→ YOUR TASK
Retype only what runs from the first line of the listing to the line holding "const toPts = (arr: number[][], i: number)", both included. Do not retype the pictures.

→ INFORMATION SUPPLIED
+-------+

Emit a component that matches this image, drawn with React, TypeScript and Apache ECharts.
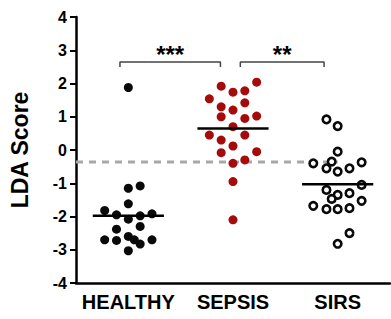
import React, { useEffect, useRef } from "react";
import * as echarts from "echarts";

const categories = ["HEALTHY", "SEPSIS", "SIRS"];
const yTicks = { min: -4, max: 4, interval: 1 };

// [horizontal jitter offset (category units), LDA score]
const healthy: number[][] = [
  [0, 1.88], [0, -1.15], [0.113, -1.08], [0, -1.62], [-0.226, -1.82],
  [-0.113, -1.95], [0, -2.08], [0.113, -1.98], [0.226, -1.92], [-0.113, -2.38],
  [0.113, -2.3], [-0.226, -2.7], [-0.113, -2.72], [0, -2.6], [0.057, -2.7],
  [0.113, -2.83], [0.226, -2.7], [0, -3.03],
];
const sepsis: number[][] = [
  [-0.113, 1.92], [0, 1.74], [0.113, 1.78], [0.226, 2.04], [-0.226, 1.54],
  [-0.113, 1.3], [0, 1.2], [0.113, 1.42], [-0.113, 1.0], [0.113, 0.95],
  [0.226, 1.02], [0, 0.7], [-0.226, 0.45], [0.113, 0.45], [-0.113, 0.3],
  [0, 0.12], [-0.113, -0.08], [0.226, -0.05], [0, -0.4], [0.113, -0.3],
  [0, -0.95], [0, -2.1],
];
const sirs: number[][] = [
  [-0.107, 0.92], [0, 0.72], [0, -0.05], [-0.233, -0.4], [-0.057, -0.35],
  [-0.107, -0.55], [0, -0.65], [0.113, -0.55], [0.229, -0.37], [0.229, -1.05],
  [-0.107, -1.2], [0, -1.35], [0.113, -1.3], [-0.057, -1.47], [-0.233, -1.68],
  [-0.107, -1.78], [0, -1.78], [0.113, -1.75], [0.229, -1.53], [0.113, -2.5],
  [0, -2.82],
];
const medians = [-1.98, 0.65, -1.03];
const threshold = -0.36;
// significance brackets: [left end, right end (category units), label]
const brackets: [number, number, string][] = [
  [0.42, 1.38, "***"],
  [1.57, 2.37, "**"],
];
const bracketLevel = 2.65;

const FONT = "'Liberation Sans', Arial, Helvetica, sans-serif";

export default function App() {
  const ref = useRef<HTMLDivElement>(null);
  useEffect(() => {
    if (!ref.current) return;
    const chart = echarts.init(ref.current, undefined, { renderer: "svg" });
    const center = (i: number) => i + 0.5;
    const toPts = (arr: number[][], i: number) => arr.map(([o, v]) => [center(i) + o, v]);

    const series: any[] = [];
    series.push({
      type: "line",
      xAxisIndex: 1,
      data: [[0, threshold], [center(2), threshold]],
      symbol: "none",
      lineStyle: { color: "#a8a8a8", width: 3, type: [7, 6] },
      z: 1,
    });
    series.push({
      type: "scatter",
      xAxisIndex: 1,
      data: toPts(healthy, 0),
      symbol: "circle",
      symbolSize: 9,
      itemStyle: { color: "#0a0a0a", opacity: 1 },
      z: 3,
    });
    series.push({
      type: "scatter",
      xAxisIndex: 1,
      data: toPts(sepsis, 1),
      symbol: "circle",
      symbolSize: 9,
      itemStyle: { color: "#a50b0b", opacity: 1 },
      z: 3,
    });
    series.push({
      type: "scatter",
      xAxisIndex: 1,
      data: toPts(sirs, 2),
      symbol: "circle",
      symbolSize: 7.5,
      itemStyle: { color: "#ffffff", borderColor: "#0a0a0a", borderWidth: 2.6, opacity: 1 },
      z: 3,
    });
    medians.forEach((m, i) => {
      series.push({
        type: "line",
        xAxisIndex: 1,
        data: [[center(i) - 0.34, m], [center(i) + 0.34, m]],
        symbol: "none",
        lineStyle: { color: "#000", width: 2.5 },
        z: 4,
      });
    });
    brackets.forEach(([x0, x1, label]) => {
      series.push({
        type: "line",
        xAxisIndex: 1,
        data: [[x0, bracketLevel - 0.15], [x0, bracketLevel], [x1, bracketLevel], [x1, bracketLevel - 0.15]],
        symbol: "none",
        lineStyle: { color: "#444", width: 1.5 },
        z: 2,
      });
      series.push({
        type: "scatter",
        xAxisIndex: 1,
        data: [[(x0 + x1) / 2, bracketLevel + 0.22]],
        symbolSize: 0,
        itemStyle: { opacity: 1 },
        label: {
          show: true,
          formatter: label,
          position: "inside",
          color: "#000",
          opacity: 1,
          fontSize: 24,
          fontWeight: "bold",
          fontFamily: FONT,
        },
        z: 5,
      });
    });

    chart.setOption({
      animation: false,
      grid: { left: 73, right: 1, top: 17, bottom: 36 },
      xAxis: [
        {
          type: "category",
          data: categories,
          axisLine: { onZero: false, lineStyle: { color: "#000", width: 2.5 } },
          axisTick: { alignWithLabel: true, interval: 0, length: 6, lineStyle: { color: "#000", width: 2 } },
          axisLabel: { interval: 0, color: "#000", fontSize: 20, fontWeight: "bold", fontFamily: FONT, margin: 9 },
          splitLine: { show: false },
        },
        { type: "value", min: 0, max: 3, show: false },
      ],
      yAxis: {
        type: "value",
        min: yTicks.min,
        max: yTicks.max,
        interval: yTicks.interval,
        name: "LDA Score",
        nameLocation: "middle",
        nameRotate: 90,
        nameGap: 45,
        nameTextStyle: { color: "#000", fontSize: 23, fontWeight: "bold", fontFamily: FONT },
        axisLine: { show: true, lineStyle: { color: "#000", width: 2.5 } },
        axisTick: { show: true, length: 6, lineStyle: { color: "#000", width: 2 } },
        axisLabel: { color: "#000", fontSize: 16, fontWeight: "bold", fontFamily: FONT, margin: 9 },
        splitLine: { show: false },
      },
      series,
    });
    return () => chart.dispose();
  }, []);
  return (
    <div
      ref={ref}
      style={{ position: "fixed", left: 0, top: 0, width: 391, height: 319, background: "#fff" }}
    />
  );
}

+-------+

→ WORKED SOLUTION
Emit a component that matches this image, drawn with React, TypeScript and Apache ECharts.
import React, { useEffect, useRef } from "react";
import * as echarts from "echarts";

const categories = ["HEALTHY", "SEPSIS", "SIRS"];
const yTicks = { min: -4, max: 4, interval: 1 };

// [horizontal jitter offset (category units), LDA score]
const healthy: number[][] = [
  [0, 1.88], [0, -1.15], [0.113, -1.08], [0, -1.62], [-0.226, -1.82],
  [-0.113, -1.95], [0, -2.08], [0.113, -1.98], [0.226, -1.92], [-0.113, -2.38],
  [0.113, -2.3], [-0.226, -2.7], [-0.113, -2.72], [0, -2.6], [0.057, -2.7],
  [0.113, -2.83], [0.226, -2.7], [0, -3.03],
];
const sepsis: number[][] = [
  [-0.113, 1.92], [0, 1.74], [0.113, 1.78], [0.226, 2.04], [-0.226, 1.54],
  [-0.113, 1.3], [0, 1.2], [0.113, 1.42], [-0.113, 1.0], [0.113, 0.95],
  [0.226, 1.02], [0, 0.7], [-0.226, 0.45], [0.113, 0.45], [-0.113, 0.3],
  [0, 0.12], [-0.113, -0.08], [0.226, -0.05], [0, -0.4], [0.113, -0.3],
  [0, -0.95], [0, -2.1],
];
const sirs: number[][] = [
  [-0.107, 0.92], [0, 0.72], [0, -0.05], [-0.233, -0.4], [-0.057, -0.35],
  [-0.107, -0.55], [0, -0.65], [0.113, -0.55], [0.229, -0.37], [0.229, -1.05],
  [-0.107, -1.2], [0, -1.35], [0.113, -1.3], [-0.057, -1.47], [-0.233, -1.68],
  [-0.107, -1.78], [0, -1.78], [0.113, -1.75], [0.229, -1.53], [0.113, -2.5],
  [0, -2.82],
];
const medians = [-1.98, 0.65, -1.03];
const threshold = -0.36;
// significance brackets: [left end, right end (category units), label]
const brackets: [number, number, string][] = [
  [0.42, 1.38, "***"],
  [1.57, 2.37, "**"],
];
const bracketLevel = 2.65;

const FONT = "'Liberation Sans', Arial, Helvetica, sans-serif";

export default function App() {
  const ref = useRef<HTMLDivElement>(null);
  useEffect(() => {
    if (!ref.current) return;
    const chart = echarts.init(ref.current, undefined, { renderer: "svg" });
    const center = (i: number) => i + 0.5;
    const toPts = (arr: number[][], i: number) => arr.map(([o, v]) => [center(i) + o, v]);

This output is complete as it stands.